Award-winning coach
Bruce McAllister is an award-winning West-Coast-based writing coach, writer in a wide range of genres, consultant in the fields of publishing and Hollywood, workshop leader and an “agent finder” for both new and established writers. As a writing coach, he specializes in all kinds of fiction, non-fiction, poetry and screenplays.
Bruce’s literary and genre fiction has appeared in national magazines, literary quarterlies, college textbooks and ‘year’s best’ anthologies. His second novel, Dream Baby, a National Endowment for the Arts fellowship winner, was called a “stunning tour de force” by Publishers Weekly. His most recent novel, the autobiographical The Village Sang to the Sea: A Memoir of Magic, was a Cibils and Locus nominee. His fiction has been translated widely and received national awards and notable mentions in the New York Times, other U.S. newspapers, U.S. and foreign magazines and journals, and reference works for major publishers and literary presses. His poetry and experimental work have appeared in literary quarterlies and anthologies; he has co-edited magazines and anthologies; and his articles on popular science, writing craft and sports have appeared in publications like Life, International Wildlife, The Writer and newspapers across the country. In 2011 the Paris Review did a story on a symbolism questionnaire Bruce sent to 150 famous writers in high school, and the story went viral on social media and continues to periodically. In 2017 actor LeVar Burton (Star Trek, Reading Rainbow) chose a story of Bruce’s to launch his new podcast, with an interview shortly after that; and that same year the BBC did a story on another project from Bruce’s formative years as a writer.

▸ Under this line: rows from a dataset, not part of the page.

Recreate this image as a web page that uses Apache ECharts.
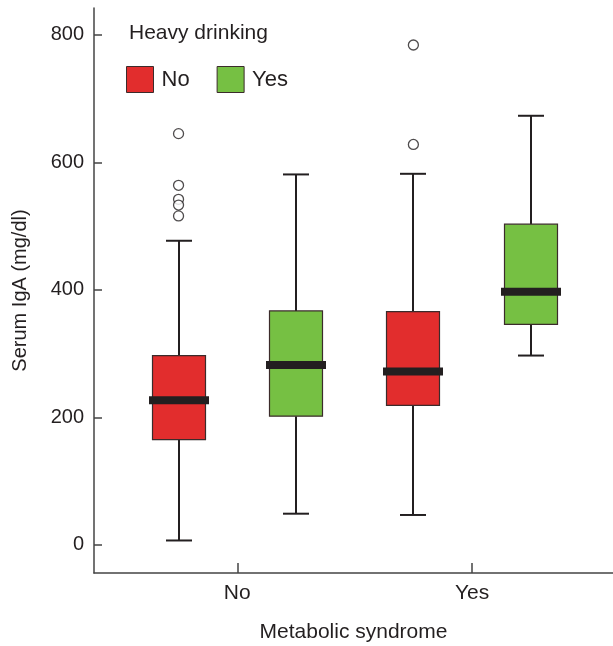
<!DOCTYPE html>
<html>
<head>
<meta charset="utf-8">
<title>Serum IgA by metabolic syndrome and heavy drinking</title>
<script src="https://cdn.jsdelivr.net/npm/echarts@6/dist/echarts.min.js"></script>
<style>
  html, body { margin: 0; padding: 0; background: #fff; }
  #chart { width: 613px; height: 646px; }
</style>
</head>
<body>
<div id="chart"></div>
<script>
// Categories on the x axis (metabolic syndrome) and groups (heavy drinking)
const categories = ['No', 'Yes'];
const groups = ['No', 'Yes'];

// Box statistics per category: [min, Q1, median, Q3, max] in mg/dl
const noDrinkingStats = [
  [7, 165, 227, 297, 477],
  [47, 219, 272, 366, 582]
];
const drinkingStats = [
  [49, 202, 282, 367, 581],
  [297, 346, 397, 503, 673]
];

// Outliers for the non-heavy-drinking group, per category
const noDrinkingOutliers = [
  [645, 564, 542, 533, 516],
  [784, 628]
];

const yTicks = [0, 200, 400, 600, 800];

const RED = '#e22d2d';
const GREEN = '#76c043';
const INK = '#231f20';
const GROUP_OFFSET = 0.25;

function boxData(stats, side) {
  return stats.map((s, i) => [i + 1 + side * GROUP_OFFSET].concat(s));
}

function outlierData(list, side) {
  const out = [];
  list.forEach((vals, i) => vals.forEach(v => out.push([i + 1 + side * GROUP_OFFSET, v])));
  return out;
}

function renderBox(params, api) {
  const x = api.value(0);
  const pMin = api.coord([x, api.value(1)]);
  const pQ1 = api.coord([x, api.value(2)]);
  const pMed = api.coord([x, api.value(3)]);
  const pQ3 = api.coord([x, api.value(4)]);
  const pMax = api.coord([x, api.value(5)]);
  const cx = Math.round(pMed[0]);
  const boxHalf = 26.5, capHalf = 13, medHalf = 30, medH = 8;
  const fill = api.visual('color');
  const lineStyle = { stroke: INK, lineWidth: 2 };
  return {
    type: 'group',
    children: [
      { type: 'line', shape: { x1: cx, y1: pQ3[1], x2: cx, y2: pMax[1] }, style: lineStyle },
      { type: 'line', shape: { x1: cx, y1: pQ1[1], x2: cx, y2: pMin[1] }, style: lineStyle },
      { type: 'line', shape: { x1: cx - capHalf, y1: pMax[1], x2: cx + capHalf, y2: pMax[1] }, style: lineStyle },
      { type: 'line', shape: { x1: cx - capHalf, y1: pMin[1], x2: cx + capHalf, y2: pMin[1] }, style: lineStyle },
      {
        type: 'rect',
        shape: { x: cx - boxHalf, y: pQ3[1], width: boxHalf * 2, height: pQ1[1] - pQ3[1] },
        style: { fill: fill, stroke: '#3b2b2b', lineWidth: 1.2 }
      },
      {
        type: 'rect',
        shape: { x: cx - medHalf, y: pMed[1] - medH / 2, width: medHalf * 2, height: medH },
        style: { fill: INK }
      }
    ]
  };
}

const chart = echarts.init(document.getElementById('chart'), null, { renderer: 'canvas' });

const axisLineStyle = { color: '#444', width: 1.5 };
const font = 'Liberation Sans, Arial, Helvetica, sans-serif';
const TEXT = '#231f20';

chart.setOption({
  animation: false,
  backgroundColor: '#fff',
  title: {
    text: 'Heavy drinking',
    left: 129,
    top: 23,
    padding: 0,
    textStyle: { fontFamily: font, fontSize: 21, fontWeight: 'normal', color: TEXT }
  },
  legend: {
    data: groups,
    left: 126,
    top: 66,
    padding: 0,
    itemWidth: 27,
    itemHeight: 26,
    itemGap: 27,
    icon: 'rect',
    itemStyle: { borderColor: '#3b2b2b', borderWidth: 1 },
    textStyle: { fontFamily: font, fontSize: 22, color: TEXT, padding: [0, 0, 0, 3] }
  },
  grid: { left: 94, right: 0, top: 8, bottom: 73, containLabel: false, outerBoundsMode: 'none' },
  xAxis: {
    type: 'value',
    min: 0.39,
    max: 2.6,
    name: 'Metabolic syndrome',
    nameLocation: 'middle',
    nameGap: 49,
    nameTextStyle: { fontFamily: font, fontSize: 21, color: TEXT },
    axisLine: { show: true, onZero: false, lineStyle: axisLineStyle },
    axisTick: { show: true, inside: true, length: 10, customValues: [1, 2], lineStyle: axisLineStyle },
    axisLabel: {
      customValues: [1, 2],
      formatter: v => categories[Math.round(v) - 1] || '',
      margin: 10,
      fontFamily: font, fontSize: 21, color: TEXT
    },
    splitLine: { show: false }
  },
  yAxis: {
    type: 'value',
    min: -44,
    max: 842,
    name: 'Serum IgA (mg/dl)',
    nameLocation: 'middle',
    nameGap: 64,
    nameTextStyle: { fontFamily: font, fontSize: 20, color: TEXT },
    axisLine: { show: true, onZero: false, lineStyle: axisLineStyle },
    axisTick: { show: true, inside: true, length: 8, customValues: yTicks, lineStyle: axisLineStyle },
    axisLabel: {
      customValues: yTicks,
      margin: 10,
      fontFamily: font, fontSize: 20, color: TEXT
    },
    splitLine: { show: false }
  },
  series: [
    {
      name: groups[0],
      type: 'custom',
      renderItem: renderBox,
      itemStyle: { color: RED },
      encode: { x: 0, y: [1, 2, 3, 4, 5] },
      data: boxData(noDrinkingStats, -1),
      z: 2
    },
    {
      name: groups[1],
      type: 'custom',
      renderItem: renderBox,
      itemStyle: { color: GREEN },
      encode: { x: 0, y: [1, 2, 3, 4, 5] },
      data: boxData(drinkingStats, 1),
      z: 2
    },
    {
      type: 'scatter',
      symbol: 'circle',
      symbolSize: 10,
      itemStyle: { color: '#fff', borderColor: INK, borderWidth: 1.3 },
      data: outlierData(noDrinkingOutliers, -1),
      z: 3
    }
  ]
});
</script>
</body>
</html>
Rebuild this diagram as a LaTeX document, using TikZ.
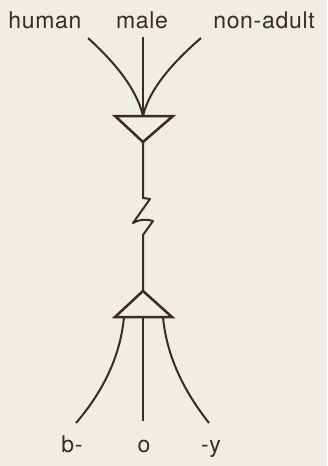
\documentclass[tikz,border=0pt]{standalone}
\usepackage{fontspec}
\setmainfont[LetterSpace=3]{TeX Gyre Heros}
\definecolor{bg}{RGB}{240,238,228}
\definecolor{ink}{RGB}{58,42,42}
\begin{document}
\begin{tikzpicture}[x=1pt,y=-1pt,
  lbl/.style={text=ink,font=\fontsize{23}{27}\selectfont,anchor=base,inner sep=0pt},
  wire/.style={draw=ink,line width=2pt},
  tri/.style={draw=ink,line width=2.5pt,line join=miter}]
\fill[bg] (0,0) rectangle (327,466);
\useasboundingbox (0,0) rectangle (327,466);
% labels
\node[lbl] (human) at (45,28) {human};
\node[lbl] (male) at (142,28) {male};
\node[lbl] (nonadult) at (264,28) {non-adult};
\node[lbl] (b) at (72,452) {b-};
\node[lbl] (o) at (144,452) {o};
\node[lbl] (y) at (211,452) {-y};
% anchor coordinates
\coordinate (h0) at (88,38);
\coordinate (m0) at (143,37);
\coordinate (n0) at (201,38);
\coordinate (top) at (143,116);
\coordinate (tl) at (115,116);
\coordinate (tr) at (173,116);
\coordinate (tapex) at (143,142);
\coordinate (bapex) at (143,291);
\coordinate (bl) at (115,317);
\coordinate (br) at (172,317);
\coordinate (bot) at (143,317);
\coordinate (l1) at (124,317);
\coordinate (r1) at (163,317);
\coordinate (l2) at (76,423);
\coordinate (m2) at (143,421);
\coordinate (r2) at (209,423);
% upper fan
\draw[wire] (h0) .. controls (110,58) and (136,86) .. (top);
\draw[wire] (m0) -- (top);
\draw[wire] (n0) .. controls (178,58) and (150,86) .. (top);
% triangles
\draw[tri] (tl) -- (tr) -- (tapex) -- cycle;
\draw[tri] (bl) -- (br) -- (bapex) -- cycle;
% stem with zigzag
\draw[wire,line join=round] (tapex) -- (143,198) -- (150,199) -- (133,223) .. controls (140,219) and (148,219) .. (153,221) -- (143,235) -- (bapex);
% lower fan
\draw[wire] (l1) .. controls (120,360) and (100,395) .. (l2);
\draw[wire] (bot) -- (m2);
\draw[wire] (r1) .. controls (167,360) and (187,395) .. (r2);
\end{tikzpicture}
\end{document}
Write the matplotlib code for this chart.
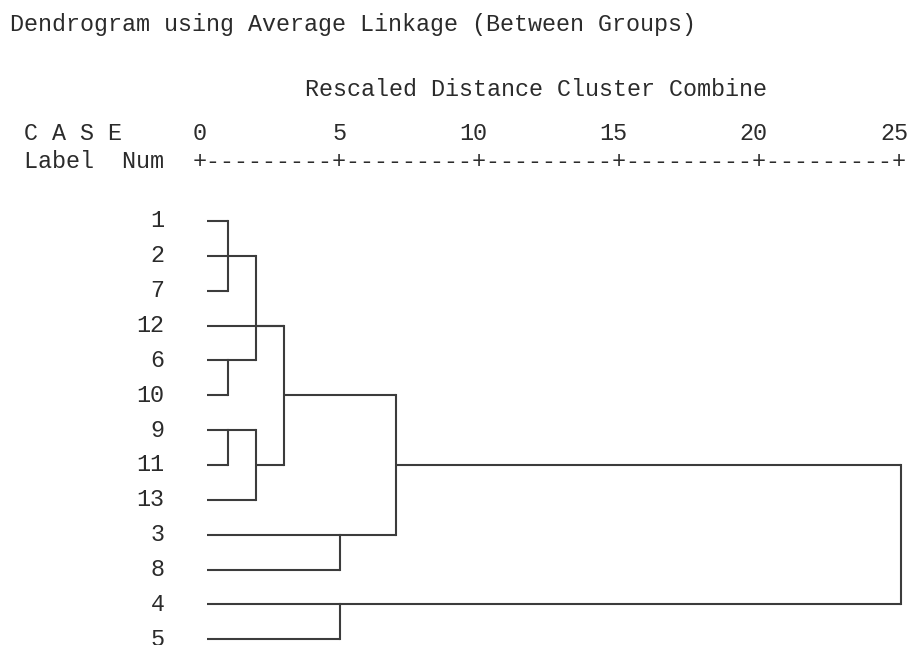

Bruce has been a writing coach and consultant on a wide range of popular books for major and smaller publishers and scientific books published by scholarly presses, including Pulitzer and National Book Award nominees; and a facilitator of autobiography and memoir workshops. At a private university in southern California, where he taught writing for twenty-four years, he helped establish and direct the Creative Writing Program, directed both the Professional Writing Track of that program and its Communications Internship program, received various teaching and service awards, and was Distinguished Professor of Literature and Writing.
His interests include cultural anthropology, creativity theory, storytelling, popular culture and popular fiction, Early Man archeology, advertising and the media, science and multicultural education, theory and methodology in the social and natural sciences, the Vietnam War, U.S. foreign policy, oceanography. The son of a career Navy officer and an anthropologist mother, he grew up in Washington, D.C., Florida, California and Italy; attended middle school and art school in Italy; received degrees in English and writing from Claremont McKenna College and the University of California at Irvine; has three wonderful grown children (Annie, Ben and Liz); and is married to choreographer Amelie Hunter. He lives in Orange, California.